I don't even really know exactly what you're trying to say here, but I'm not trying to live in a cave and be a hunter-gather, and I think most people agree with me there.
lol@making an observation about Iceland, a country with less than 3/4ths the population of Virginia Beach, and has an economy that's less than 1% the size of the U.S. and trying to extrapolate it into generalized conclusion about how the U.S. handled the financial crisis.
That being said, you don't really have a point here because Iceland didn't simply "let their corporations fail" like you suggested. They nationalized their major banks. They also implemented strict controls on capital flow and currency exchange, and they got a $5 billion sovereign debt package from the IMF and the Nordic countries.
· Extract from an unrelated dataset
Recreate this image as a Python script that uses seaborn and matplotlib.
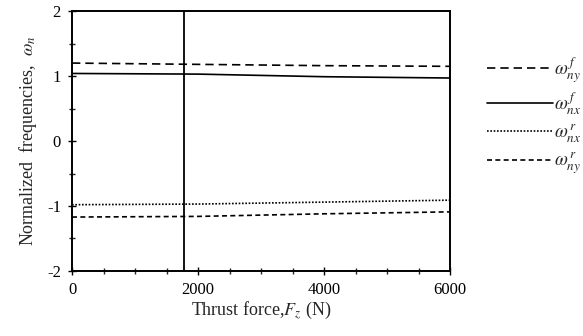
import matplotlib
matplotlib.use("Agg")
import matplotlib.pyplot as plt
import seaborn as sns
import pandas as pd

# Thrust force samples (N) and normalized natural frequencies
thrust = [0, 2000, 4000, 6000]
w_ny_f = [1.20, 1.18, 1.16, 1.15]
w_nx_f = [1.04, 1.03, 0.99, 0.97]
w_nx_r = [-0.98, -0.97, -0.94, -0.91]
w_ny_r = [-1.17, -1.16, -1.12, -1.09]
marker_force = 1770

series_labels = [r"$\omega^{\,f}_{ny}$", r"$\omega^{\,f}_{nx}$",
                 r"$\omega^{\,r}_{nx}$", r"$\omega^{\,r}_{ny}$"]
series_values = [w_ny_f, w_nx_f, w_nx_r, w_ny_r]

sns.set_theme(style="ticks")
plt.rcParams["font.family"] = ["Liberation Serif", "DejaVu Serif"]
plt.rcParams["mathtext.fontset"] = "stix"
plt.rcParams["axes.unicode_minus"] = False

df = pd.DataFrame({
    "F": thrust * len(series_values),
    "w": [v for vals in series_values for v in vals],
    "series": [lab for lab, vals in zip(series_labels, series_values) for _ in vals],
})

fig = plt.figure(figsize=(5.83, 3.36), dpi=100)
ax = fig.add_axes([0.1235, 0.1935, 0.6485, 0.7735])

dashes = {series_labels[0]: (5, 3), series_labels[1]: "",
          series_labels[2]: (1, 1), series_labels[3]: (3, 2)}
sns.lineplot(data=df, x="F", y="w", hue="series", style="series",
             hue_order=series_labels, style_order=series_labels,
             palette=["black"] * 4, dashes=dashes, linewidth=1.2,
             ax=ax, legend=True)

ax.axvline(marker_force, color="black", linewidth=1.3)

ax.set_xlim(0, 6000)
ax.set_ylim(-2, 2)
ax.set_xticks([0, 2000, 4000, 6000])
ax.set_xticks(range(0, 6001, 500), minor=True)
ax.set_yticks([-2, -1, 0, 1, 2])
ax.set_yticks([-1.5, -0.5, 0.5, 1.5], minor=True)
ax.tick_params(which="major", direction="inout", length=6, width=1.0,
               labelsize=12, colors="black", pad=5)
ax.tick_params(which="minor", direction="inout", length=4, width=1.0)
for s in ax.spines.values():
    s.set_linewidth(1.4)
    s.set_color("black")

ax.set_xlabel(r"Thrust force,$F_z$ (N)", fontsize=13, labelpad=1)
ax.set_ylabel(r"Normalized  frequencies,  $\omega_n$", fontsize=13, labelpad=6)

leg = ax.legend(loc="upper left", bbox_to_anchor=(487 / 583, 1 - 55 / 336),
                bbox_transform=fig.transFigure, frameon=False,
                borderpad=0, borderaxespad=0,
                handlelength=3.5, handletextpad=0.1, labelspacing=0.3,
                fontsize=13.5)

fig.savefig("out.png", dpi=100)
They also have a more robust social safety net than us which they expanded they didn't slash in the wake of the crisis. Iceland did tackle their inherent structural flaws in their financial system though, and we haven't, unfortunately.
Also, I'm not sure why you would link a Krugman quote. Krugman certainly never supported your stated stance of just letting the banks fail.
I never said that though. It seems this post you're framing a debate over supporting everything the Bush and Obama administration did vs. doing nothing. I support neither.
What should've been done imo is the insolvent banks should've been taken into conservatorship by the federal government, who already insures their deposits. Bondholders should become shareholders like a normal bankruptcy, but if they're insolvent and what they owe to depositor is greater than their assets, the government should've acquired them and filled the hole in their balance sheets, then hey should be reprivatized.